● WHAT THIS TASK INVOLVES
Give an exact copy of every line, leaving images out.

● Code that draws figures
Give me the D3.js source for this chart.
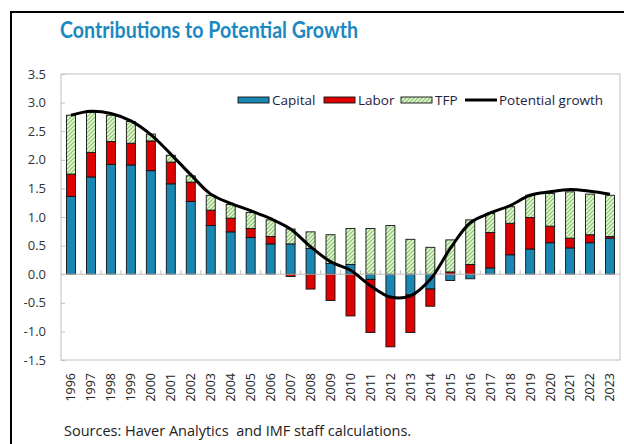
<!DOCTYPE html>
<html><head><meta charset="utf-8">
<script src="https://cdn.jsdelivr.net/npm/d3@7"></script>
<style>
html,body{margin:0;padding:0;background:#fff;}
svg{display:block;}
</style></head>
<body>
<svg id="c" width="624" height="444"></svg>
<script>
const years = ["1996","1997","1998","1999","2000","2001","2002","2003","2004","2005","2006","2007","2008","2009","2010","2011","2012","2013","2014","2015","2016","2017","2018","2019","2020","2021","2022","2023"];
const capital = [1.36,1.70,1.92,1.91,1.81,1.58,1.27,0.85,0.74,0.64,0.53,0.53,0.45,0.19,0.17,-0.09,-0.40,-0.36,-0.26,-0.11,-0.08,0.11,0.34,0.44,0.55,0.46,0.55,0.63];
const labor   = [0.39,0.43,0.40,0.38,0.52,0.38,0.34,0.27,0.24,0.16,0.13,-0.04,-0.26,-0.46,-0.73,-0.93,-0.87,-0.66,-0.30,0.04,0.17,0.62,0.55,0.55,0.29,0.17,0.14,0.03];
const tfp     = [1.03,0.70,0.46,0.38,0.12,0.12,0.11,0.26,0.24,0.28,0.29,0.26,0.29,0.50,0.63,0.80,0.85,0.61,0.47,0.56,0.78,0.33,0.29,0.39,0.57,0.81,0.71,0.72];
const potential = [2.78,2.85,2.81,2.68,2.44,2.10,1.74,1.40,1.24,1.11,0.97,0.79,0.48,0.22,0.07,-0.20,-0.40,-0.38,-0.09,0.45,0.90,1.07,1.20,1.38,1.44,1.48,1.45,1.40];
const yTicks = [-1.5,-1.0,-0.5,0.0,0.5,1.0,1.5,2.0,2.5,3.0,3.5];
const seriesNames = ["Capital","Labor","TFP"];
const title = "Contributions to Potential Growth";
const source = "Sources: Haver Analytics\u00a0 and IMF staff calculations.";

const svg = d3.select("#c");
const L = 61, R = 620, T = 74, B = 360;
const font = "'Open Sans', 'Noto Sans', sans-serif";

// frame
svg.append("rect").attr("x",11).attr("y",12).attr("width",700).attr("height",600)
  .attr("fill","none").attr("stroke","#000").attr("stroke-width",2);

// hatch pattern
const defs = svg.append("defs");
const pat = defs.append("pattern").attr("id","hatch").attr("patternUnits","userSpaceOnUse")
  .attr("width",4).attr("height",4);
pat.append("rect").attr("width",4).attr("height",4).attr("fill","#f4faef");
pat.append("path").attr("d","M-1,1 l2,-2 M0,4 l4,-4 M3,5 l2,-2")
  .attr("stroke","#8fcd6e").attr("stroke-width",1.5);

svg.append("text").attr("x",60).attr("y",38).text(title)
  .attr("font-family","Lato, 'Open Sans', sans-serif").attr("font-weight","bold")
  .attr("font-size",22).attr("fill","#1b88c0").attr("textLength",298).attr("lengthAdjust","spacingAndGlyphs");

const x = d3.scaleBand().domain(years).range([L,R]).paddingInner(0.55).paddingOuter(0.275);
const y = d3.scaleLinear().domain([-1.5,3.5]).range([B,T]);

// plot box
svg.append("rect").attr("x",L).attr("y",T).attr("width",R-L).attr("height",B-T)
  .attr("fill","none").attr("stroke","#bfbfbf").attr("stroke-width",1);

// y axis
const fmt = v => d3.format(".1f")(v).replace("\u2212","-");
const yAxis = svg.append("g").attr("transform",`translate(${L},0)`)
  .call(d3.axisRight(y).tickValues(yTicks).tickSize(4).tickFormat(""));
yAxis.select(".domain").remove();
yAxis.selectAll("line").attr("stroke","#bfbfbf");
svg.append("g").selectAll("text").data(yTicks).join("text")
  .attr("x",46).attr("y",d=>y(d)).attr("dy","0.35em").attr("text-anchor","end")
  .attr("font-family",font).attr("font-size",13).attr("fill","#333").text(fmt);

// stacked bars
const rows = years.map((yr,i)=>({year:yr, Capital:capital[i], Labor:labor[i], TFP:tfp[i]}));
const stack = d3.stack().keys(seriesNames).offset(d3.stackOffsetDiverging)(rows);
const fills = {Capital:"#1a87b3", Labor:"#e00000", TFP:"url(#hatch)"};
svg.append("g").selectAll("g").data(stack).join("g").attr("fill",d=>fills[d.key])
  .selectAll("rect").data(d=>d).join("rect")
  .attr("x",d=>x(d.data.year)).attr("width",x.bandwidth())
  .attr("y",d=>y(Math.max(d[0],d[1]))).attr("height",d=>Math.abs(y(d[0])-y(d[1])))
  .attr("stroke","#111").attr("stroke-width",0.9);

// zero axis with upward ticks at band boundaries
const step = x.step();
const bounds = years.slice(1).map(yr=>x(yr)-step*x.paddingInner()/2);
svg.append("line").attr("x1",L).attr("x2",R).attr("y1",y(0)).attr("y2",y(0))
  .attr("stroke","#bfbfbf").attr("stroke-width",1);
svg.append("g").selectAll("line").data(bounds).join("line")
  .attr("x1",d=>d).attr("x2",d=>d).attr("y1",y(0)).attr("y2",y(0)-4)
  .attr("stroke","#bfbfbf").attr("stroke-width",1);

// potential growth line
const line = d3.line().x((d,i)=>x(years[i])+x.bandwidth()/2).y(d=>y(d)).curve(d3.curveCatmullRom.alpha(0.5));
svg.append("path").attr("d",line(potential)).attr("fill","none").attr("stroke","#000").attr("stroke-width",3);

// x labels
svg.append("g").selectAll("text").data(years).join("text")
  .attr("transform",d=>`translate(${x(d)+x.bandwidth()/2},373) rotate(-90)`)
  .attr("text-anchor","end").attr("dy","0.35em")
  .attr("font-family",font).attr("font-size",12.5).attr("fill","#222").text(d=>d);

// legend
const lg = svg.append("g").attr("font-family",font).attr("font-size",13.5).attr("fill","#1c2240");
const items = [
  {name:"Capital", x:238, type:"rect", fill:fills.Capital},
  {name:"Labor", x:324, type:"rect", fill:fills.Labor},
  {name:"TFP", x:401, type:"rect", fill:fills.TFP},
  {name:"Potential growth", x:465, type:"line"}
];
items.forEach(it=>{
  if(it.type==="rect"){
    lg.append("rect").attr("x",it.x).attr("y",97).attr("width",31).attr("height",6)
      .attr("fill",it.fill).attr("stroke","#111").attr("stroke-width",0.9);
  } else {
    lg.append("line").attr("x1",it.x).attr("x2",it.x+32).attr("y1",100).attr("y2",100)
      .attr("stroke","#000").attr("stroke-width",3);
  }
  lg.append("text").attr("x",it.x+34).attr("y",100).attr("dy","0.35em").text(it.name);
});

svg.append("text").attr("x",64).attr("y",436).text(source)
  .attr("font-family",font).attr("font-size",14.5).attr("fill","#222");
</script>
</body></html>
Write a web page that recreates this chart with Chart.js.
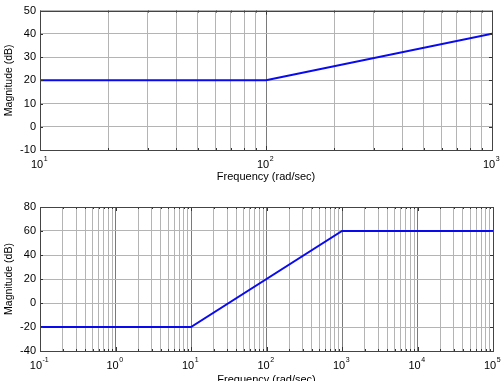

● WRITTEN REPLY
Give me the D3.js source for this chart.
<!DOCTYPE html>
<html><head><meta charset="utf-8">
<script src="https://cdn.jsdelivr.net/npm/d3@7"></script>
<style>
html,body{margin:0;padding:0;background:#fff;}
svg{display:block;}
</style></head>
<body>
<svg id="c" width="624" height="444"></svg>
<script>
const years = ["1996","1997","1998","1999","2000","2001","2002","2003","2004","2005","2006","2007","2008","2009","2010","2011","2012","2013","2014","2015","2016","2017","2018","2019","2020","2021","2022","2023"];
const capital = [1.36,1.70,1.92,1.91,1.81,1.58,1.27,0.85,0.74,0.64,0.53,0.53,0.45,0.19,0.17,-0.09,-0.40,-0.36,-0.26,-0.11,-0.08,0.11,0.34,0.44,0.55,0.46,0.55,0.63];
const labor   = [0.39,0.43,0.40,0.38,0.52,0.38,0.34,0.27,0.24,0.16,0.13,-0.04,-0.26,-0.46,-0.73,-0.93,-0.87,-0.66,-0.30,0.04,0.17,0.62,0.55,0.55,0.29,0.17,0.14,0.03];
const tfp     = [1.03,0.70,0.46,0.38,0.12,0.12,0.11,0.26,0.24,0.28,0.29,0.26,0.29,0.50,0.63,0.80,0.85,0.61,0.47,0.56,0.78,0.33,0.29,0.39,0.57,0.81,0.71,0.72];
const potential = [2.78,2.85,2.81,2.68,2.44,2.10,1.74,1.40,1.24,1.11,0.97,0.79,0.48,0.22,0.07,-0.20,-0.40,-0.38,-0.09,0.45,0.90,1.07,1.20,1.38,1.44,1.48,1.45,1.40];
const yTicks = [-1.5,-1.0,-0.5,0.0,0.5,1.0,1.5,2.0,2.5,3.0,3.5];
const seriesNames = ["Capital","Labor","TFP"];
const title = "Contributions to Potential Growth";
const source = "Sources: Haver Analytics\u00a0 and IMF staff calculations.";

const svg = d3.select("#c");
const L = 61, R = 620, T = 74, B = 360;
const font = "'Open Sans', 'Noto Sans', sans-serif";

// frame
svg.append("rect").attr("x",11).attr("y",12).attr("width",700).attr("height",600)
  .attr("fill","none").attr("stroke","#000").attr("stroke-width",2);

// hatch pattern
const defs = svg.append("defs");
const pat = defs.append("pattern").attr("id","hatch").attr("patternUnits","userSpaceOnUse")
  .attr("width",4).attr("height",4);
pat.append("rect").attr("width",4).attr("height",4).attr("fill","#f4faef");
pat.append("path").attr("d","M-1,1 l2,-2 M0,4 l4,-4 M3,5 l2,-2")
  .attr("stroke","#8fcd6e").attr("stroke-width",1.5);

svg.append("text").attr("x",60).attr("y",38).text(title)
  .attr("font-family","Lato, 'Open Sans', sans-serif").attr("font-weight","bold")
  .attr("font-size",22).attr("fill","#1b88c0").attr("textLength",298).attr("lengthAdjust","spacingAndGlyphs");

const x = d3.scaleBand().domain(years).range([L,R]).paddingInner(0.55).paddingOuter(0.275);
const y = d3.scaleLinear().domain([-1.5,3.5]).range([B,T]);

// plot box
svg.append("rect").attr("x",L).attr("y",T).attr("width",R-L).attr("height",B-T)
  .attr("fill","none").attr("stroke","#bfbfbf").attr("stroke-width",1);

// y axis
const fmt = v => d3.format(".1f")(v).replace("\u2212","-");
const yAxis = svg.append("g").attr("transform",`translate(${L},0)`)
  .call(d3.axisRight(y).tickValues(yTicks).tickSize(4).tickFormat(""));
yAxis.select(".domain").remove();
yAxis.selectAll("line").attr("stroke","#bfbfbf");
svg.append("g").selectAll("text").data(yTicks).join("text")
  .attr("x",46).attr("y",d=>y(d)).attr("dy","0.35em").attr("text-anchor","end")
  .attr("font-family",font).attr("font-size",13).attr("fill","#333").text(fmt);

// stacked bars
const rows = years.map((yr,i)=>({year:yr, Capital:capital[i], Labor:labor[i], TFP:tfp[i]}));
const stack = d3.stack().keys(seriesNames).offset(d3.stackOffsetDiverging)(rows);
const fills = {Capital:"#1a87b3", Labor:"#e00000", TFP:"url(#hatch)"};
svg.append("g").selectAll("g").data(stack).join("g").attr("fill",d=>fills[d.key])
  .selectAll("rect").data(d=>d).join("rect")
  .attr("x",d=>x(d.data.year)).attr("width",x.bandwidth())
  .attr("y",d=>y(Math.max(d[0],d[1]))).attr("height",d=>Math.abs(y(d[0])-y(d[1])))
  .attr("stroke","#111").attr("stroke-width",0.9);

// zero axis with upward ticks at band boundaries
const step = x.step();
const bounds = years.slice(1).map(yr=>x(yr)-step*x.paddingInner()/2);
svg.append("line").attr("x1",L).attr("x2",R).attr("y1",y(0)).attr("y2",y(0))
  .attr("stroke","#bfbfbf").attr("stroke-width",1);
svg.append("g").selectAll("line").data(bounds).join("line")
  .attr("x1",d=>d).attr("x2",d=>d).attr("y1",y(0)).attr("y2",y(0)-4)
  .attr("stroke","#bfbfbf").attr("stroke-width",1);

// potential growth line
const line = d3.line().x((d,i)=>x(years[i])+x.bandwidth()/2).y(d=>y(d)).curve(d3.curveCatmullRom.alpha(0.5));
svg.append("path").attr("d",line(potential)).attr("fill","none").attr("stroke","#000").attr("stroke-width",3);

// x labels
svg.append("g").selectAll("text").data(years).join("text")
  .attr("transform",d=>`translate(${x(d)+x.bandwidth()/2},373) rotate(-90)`)
  .attr("text-anchor","end").attr("dy","0.35em")
  .attr("font-family",font).attr("font-size",12.5).attr("fill","#222").text(d=>d);

// legend
const lg = svg.append("g").attr("font-family",font).attr("font-size",13.5).attr("fill","#1c2240");
const items = [
  {name:"Capital", x:238, type:"rect", fill:fills.Capital},
  {name:"Labor", x:324, type:"rect", fill:fills.Labor},
  {name:"TFP", x:401, type:"rect", fill:fills.TFP},
  {name:"Potential growth", x:465, type:"line"}
];
items.forEach(it=>{
  if(it.type==="rect"){
    lg.append("rect").attr("x",it.x).attr("y",97).attr("width",31).attr("height",6)
      .attr("fill",it.fill).attr("stroke","#111").attr("stroke-width",0.9);
  } else {
    lg.append("line").attr("x1",it.x).attr("x2",it.x+32).attr("y1",100).attr("y2",100)
      .attr("stroke","#000").attr("stroke-width",3);
  }
  lg.append("text").attr("x",it.x+34).attr("y",100).attr("dy","0.35em").text(it.name);
});

svg.append("text").attr("x",64).attr("y",436).text(source)
  .attr("font-family",font).attr("font-size",14.5).attr("fill","#222");
</script>
</body></html>
Write a web page that recreates this chart with Chart.js.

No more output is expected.